------ DATA LINES

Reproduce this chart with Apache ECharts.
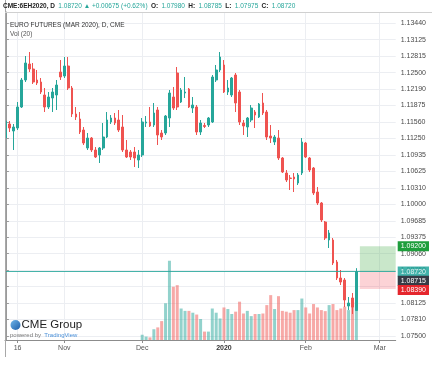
<!DOCTYPE html>
<html><head><meta charset="utf-8">
<script src="https://cdn.jsdelivr.net/npm/echarts@6/dist/echarts.min.js"></script>
<style>html,body{margin:0;padding:0;background:#fff}#c{width:432px;height:373px}</style>
</head><body><div id="c"></div>
<script>
// trading days shown on the axis
const octDays = [11,14,15,16,17,18,21,22,23,24,25,28,29,30,31];
const novDays = [1,4,5,6,7,8,11,12,13,14,15,18,19,20,21,22,25,26,27,29];
const decDays = [2,3,4,5,6,9,10,11,12,13,16,17,18,19,20,23,24,26,27,30,31];
const janDays = [2,3,6,7,8,9,10,13,14,15,16,17,21,22,23,24,27,28,29,30,31];
const febDays = [3,4,5,6,7,10,11,12,13,14,18,19,20,21,24,25,26,27,28];
const marDays = [2,3,4,5];
const dates = [];
[['2019-10',octDays],['2019-11',novDays],['2019-12',decDays],['2020-01',janDays],['2020-02',febDays],['2020-03',marDays]]
  .forEach(([m,ds])=>ds.forEach(d=>dates.push(m+'-'+String(d).padStart(2,'0'))));

const xTickDates = ['2019-10-16','2019-11-01','2019-12-02','2020-01-02','2020-02-03','2020-03-02'];
const xTickTexts = ['16','Nov','Dec','2020','Feb','Mar'];

const yTickLabels = ['1.07500','1.07810','1.08125','1.08435','1.08750','1.09060','1.09375','1.09685','1.10000','1.10310',
  '1.10625','1.10935','1.11250','1.11560','1.11875','1.12190','1.12500','1.12815','1.13125','1.13440'];

const opens = [1.11258,1.11524,1.11391,1.11448,1.11847,1.1236,1.12664,1.12569,1.1236,1.12322,
 1.12075,1.11847,1.12018,1.12075,1.12512,1.12436,1.12626,1.12208,1.11714,1.11619,
 1.1141,1.11068,1.11258,1.1103,1.10935,1.11068,1.11277,1.11562,1.11638,1.116,
 1.11467,1.1103,1.10992,1.10992,1.1084,1.10935,1.11543,1.11562,1.11505,1.1179,
 1.11353,1.11353,1.11638,1.12037,1.12493,1.11942,1.12113,1.12189,1.11828,1.11847,
 1.11372,1.11496,1.11505,1.11562,1.1236,1.1255,1.12645,1.12132,1.12075,1.12455,
 1.12132,1.11543,1.11467,1.116,1.11752,1.11657,1.11923,1.11752,1.11296,1.11182,
 1.11258,1.10878,1.10593,1.10498,1.10517,1.10403,1.10593,1.11163,1.10878,1.10688,
 1.10232,1.10023,1.09662,1.0932,1.0932,1.08902,1.08598,1.0856,1.08066,1.08218,
 1.0798];
const closes = [1.11581,1.11448,1.11467,1.11847,1.1236,1.12683,1.12569,1.12322,1.12303,1.12132,
 1.11847,1.12037,1.12132,1.12265,1.12417,1.12626,1.12208,1.11714,1.11657,1.11372,
 1.11163,1.11258,1.1103,1.10897,1.11068,1.11277,1.116,1.11638,1.11543,1.1141,
 1.1103,1.10897,1.10897,1.10878,1.10935,1.11562,1.11562,1.11486,1.11733,1.11315,
 1.11277,1.11676,1.12113,1.11828,1.11847,1.1217,1.12132,1.11847,1.11885,1.11372,
 1.11543,1.11477,1.11638,1.12417,1.1255,1.12797,1.12132,1.12208,1.12398,1.11923,
 1.11562,1.11486,1.11638,1.11828,1.11695,1.11904,1.11733,1.11277,1.11258,1.11277,
 1.10878,1.10612,1.1046,1.10489,1.10479,1.10555,1.11182,1.10897,1.1065,1.10213,
 1.10023,1.097,1.09358,1.09453,1.08883,1.08598,1.08522,1.0818,1.08123,1.08045,
 1.0872];
const lows = [1.1122,1.11372,1.1103,1.1141,1.11828,1.12322,1.12512,1.12284,1.12265,1.12094,
 1.11752,1.11809,1.11752,1.1179,1.1236,1.12398,1.1217,1.11657,1.116,1.11334,
 1.11125,1.1103,1.10992,1.10878,1.10783,1.1103,1.11258,1.11524,1.11505,1.11372,
 1.10992,1.10878,1.1084,1.10707,1.10688,1.10897,1.11467,1.11467,1.11467,1.11125,
 1.1122,1.11315,1.11467,1.1179,1.1179,1.11923,1.12018,1.11828,1.11733,1.11315,
 1.11315,1.11448,1.11467,1.11543,1.12322,1.12512,1.12113,1.12075,1.12037,1.11752,
 1.11505,1.11315,1.11277,1.11562,1.11448,1.11638,1.11695,1.1122,1.11163,1.11125,
 1.1084,1.10593,1.10422,1.1027,1.10232,1.10365,1.10555,1.10878,1.10612,1.10175,
 1.09985,1.09662,1.0932,1.09168,1.08845,1.0856,1.08465,1.08047,1.0799,1.07914,
 1.07975];
const highs = [1.11676,1.11581,1.11524,1.11942,1.12398,1.12816,1.12892,1.12683,1.1255,1.12398,
 1.12208,1.12132,1.12208,1.1236,1.1274,1.12797,1.12797,1.12246,1.11847,1.11752,
 1.11467,1.11353,1.11277,1.11087,1.11087,1.11543,1.11752,1.11695,1.11733,1.1179,
 1.11695,1.1122,1.1103,1.11087,1.1103,1.11638,1.11676,1.11847,1.11923,1.11847,
 1.1141,1.11695,1.1217,1.12227,1.12607,1.12208,1.12417,1.12208,1.12037,1.11885,
 1.116,1.11543,1.11657,1.12455,1.12645,1.12892,1.1274,1.1236,1.12417,1.12493,
 1.1217,1.116,1.11657,1.11885,1.1179,1.11923,1.12113,1.1179,1.11505,1.11315,
 1.1141,1.10897,1.1065,1.10555,1.10593,1.10593,1.11258,1.11182,1.10897,1.10707,
 1.10327,1.10042,1.09681,1.0951,1.09358,1.0894,1.0875,1.08598,1.08237,1.08313,
 1.08785];
// volume, thousands of contracts (March contract only trades actively after the December roll)
const volumes = [0,0,0,0,0,0,0,0,0,0, 0,0,0,0,0,0,0,0,0,0, 0,0,0,0,0,0,0,0,0,0, 0,0,0,0,0,
 20,13,10,41,48,72,140,302,203,209,
 120,111,111,104,97,80,32,32,120,104,
 82,124,118,99,108,146,101,111,91,99,
 99,101,133,171,118,167,111,108,104,114,
 114,158,124,101,137,124,114,110,133,137,
 114,120,127,114,158,145];

// price tags on the right scale
const tagPrices = [1.092, 1.0872, 1.08715, 1.0839];
const tagTexts = ['1.09200','1.08720','1.08715','1.08390'];
const tagColors = ['#1e9e3c','#22a69c','#363a45','#e5262d'];
const positionTarget = 1.092, positionEntry = 1.0872, positionStop = 1.0839;

const UP = '#26a69a', DOWN = '#ef5350';
const yTickValues = yTickLabels.map(Number);
const xTickIdx = xTickDates.map(d => dates.indexOf(d));
const lastIdx = closes.length - 1;
const FONT = 'Liberation Sans';

const chart = echarts.init(document.getElementById('c'), null, {renderer:'canvas'});

const candleData = opens.map((o,i)=>[i,o,closes[i],lows[i],highs[i]]);
const volData = volumes.map((v,i)=>({value:[i,v], itemStyle:{color: closes[i]>=opens[i] ? 'rgba(38,166,154,0.5)' : 'rgba(239,83,80,0.5)'}}));

const tagLines = tagPrices.map((p,k)=>({
  yAxis: p,
  lineStyle: k===1 ? {color:'#26a69a', width:1, type:'solid', opacity:0.85} : {color:'rgba(0,0,0,0)', width:1},
  label: {
    show:true, position:'end', distance:2, formatter: tagTexts[k],
    color:'#fff', backgroundColor: tagColors[k], fontSize:7, fontFamily:FONT,
    padding:[2,3,1,3], offset: k===2 ? [0,9] : (k===3 ? [0,1] : [0,0])
  }
}));

chart.setOption({
  animation:false,
  grid:{left:5, right:36.3, top:12, bottom:33, containLabel:false},
  xAxis:{
    type:'value', min:-0.23, max:100.1,
    axisLine:{show:true, onZero:false, lineStyle:{color:'#8c8c8c'}},
    axisTick:{show:true, customValues:xTickIdx, length:3, lineStyle:{color:'#8c8c8c'}},
    axisLabel:{customValues:xTickIdx, margin:5, fontSize:7, fontFamily:FONT, color:'#555',
      formatter:v=>{const t=xTickTexts[xTickIdx.indexOf(v)]; return t==='2020' ? '{b|2020}' : t;},
      rich:{b:{fontWeight:'bold', fontSize:7, color:'#333', fontFamily:FONT}}},
    splitLine:{show:true, lineStyle:{color:'#eceef2', width:1}}
  },
  yAxis:[{
    type:'value', position:'right', min:1.0742, max:1.13652,
    axisLine:{show:true, lineStyle:{color:'#9a9a9a'}},
    axisTick:{show:true, customValues:yTickValues, length:3, lineStyle:{color:'#9a9a9a'}},
    axisLabel:{customValues:yTickValues, margin:5, fontSize:7, fontFamily:FONT, color:'#4a4a4a',
      formatter:v=>yTickLabels[yTickValues.indexOf(v)]},
    splitLine:{show:true, lineStyle:{color:'#eceef2', width:1}}
  },{
    type:'value', show:false, min:0, max:1250, position:'right',
    splitLine:{show:false}, axisLine:{show:false}, axisTick:{show:false}, axisLabel:{show:false}
  }],
  series:[{
    type:'bar', name:'Vol', xAxisIndex:0, yAxisIndex:1, data:volData, barWidth:3, z:1, silent:true
  },{
    type:'candlestick', name:'6EH2020', xAxisIndex:0, yAxisIndex:0, data:candleData, barWidth:2.2, z:3,
    itemStyle:{color:UP, color0:DOWN, borderColor:UP, borderColor0:DOWN, borderWidth:1},
    markLine:{silent:true, precision:6, symbol:['none','none'], z:5, data:tagLines},
    markArea:{silent:true, z:2, data:[
      [{xAxis:lastIdx+0.9, yAxis:positionTarget, itemStyle:{color:'rgba(76,175,80,0.3)'}},{xAxis:100.1, yAxis:positionEntry}],
      [{xAxis:lastIdx+0.9, yAxis:positionEntry, itemStyle:{color:'rgba(242,54,69,0.22)'}},{xAxis:100.1, yAxis:positionStop}]
    ]}
  }],
  graphic:[
    {type:'line', z:10, shape:{x1:5.5,y1:0,x2:5.5,y2:357}, style:{stroke:'#a8a8a8', lineWidth:1}},
    {type:'line', z:10, shape:{x1:5,y1:12.5,x2:432,y2:12.5}, style:{stroke:'#d0d0d0', lineWidth:1}},
    {type:'text', x:3, y:6, z:10, style:{
      text:'{b|CME:6EH2020, D} {v|1.08720 ▲ +0.00675 (+0.62%)} {b|O:} {v|1.07980} {b|H:} {v|1.08785} {b|L:} {v|1.07975} {b|C:} {v|1.08720}',
      verticalAlign:'middle',
      rich:{b:{fontWeight:'bold', fontSize:6.5, fill:'#222', fontFamily:FONT},
            v:{fontSize:6.5, fill:'#26a69a', fontFamily:FONT}}}},
    {type:'text', x:10, y:25.5, z:10, style:{text:'EURO FUTURES (MAR 2020), D, CME', fontSize:6.5, fontFamily:FONT, fill:'#333', verticalAlign:'middle'}},
    {type:'text', x:10, y:34.5, z:10, style:{text:'Vol (20)', fontSize:6.5, fontFamily:FONT, fill:'#555', verticalAlign:'middle'}},
    {type:'circle', z:10, shape:{cx:15.5, cy:325, r:5}, style:{fill:new echarts.graphic.LinearGradient(0,0,1,1,[{offset:0,color:'#6fb6ea'},{offset:1,color:'#1d5ea8'}])}},
    {type:'text', x:21.5, y:325, z:10, style:{text:'CME Group', fontSize:11.5, fontFamily:FONT, fill:'#222', verticalAlign:'middle'}},
    {type:'text', x:10, y:335.5, z:10, style:{text:'{g|powered by} {t|TradingView}', verticalAlign:'middle',
      rich:{g:{fontSize:6, fill:'#777', fontFamily:FONT}, t:{fontSize:6, fill:'#4a90d9', fontFamily:FONT}}}}
  ]
});
</script></body></html>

------------

TASK: Leave out the pictures, then repeat the listing above exactly from its first line to the line with "const xTickTexts = ['16','Nov','Dec','2020','Feb','Mar'];", inclusive.

OUTPUT FOR THIS TASK:
Reproduce this chart with Apache ECharts.
<!DOCTYPE html>
<html><head><meta charset="utf-8">
<script src="https://cdn.jsdelivr.net/npm/echarts@6/dist/echarts.min.js"></script>
<style>html,body{margin:0;padding:0;background:#fff}#c{width:432px;height:373px}</style>
</head><body><div id="c"></div>
<script>
// trading days shown on the axis
const octDays = [11,14,15,16,17,18,21,22,23,24,25,28,29,30,31];
const novDays = [1,4,5,6,7,8,11,12,13,14,15,18,19,20,21,22,25,26,27,29];
const decDays = [2,3,4,5,6,9,10,11,12,13,16,17,18,19,20,23,24,26,27,30,31];
const janDays = [2,3,6,7,8,9,10,13,14,15,16,17,21,22,23,24,27,28,29,30,31];
const febDays = [3,4,5,6,7,10,11,12,13,14,18,19,20,21,24,25,26,27,28];
const marDays = [2,3,4,5];
const dates = [];
[['2019-10',octDays],['2019-11',novDays],['2019-12',decDays],['2020-01',janDays],['2020-02',febDays],['2020-03',marDays]]
  .forEach(([m,ds])=>ds.forEach(d=>dates.push(m+'-'+String(d).padStart(2,'0'))));

const xTickDates = ['2019-10-16','2019-11-01','2019-12-02','2020-01-02','2020-02-03','2020-03-02'];
const xTickTexts = ['16','Nov','Dec','2020','Feb','Mar'];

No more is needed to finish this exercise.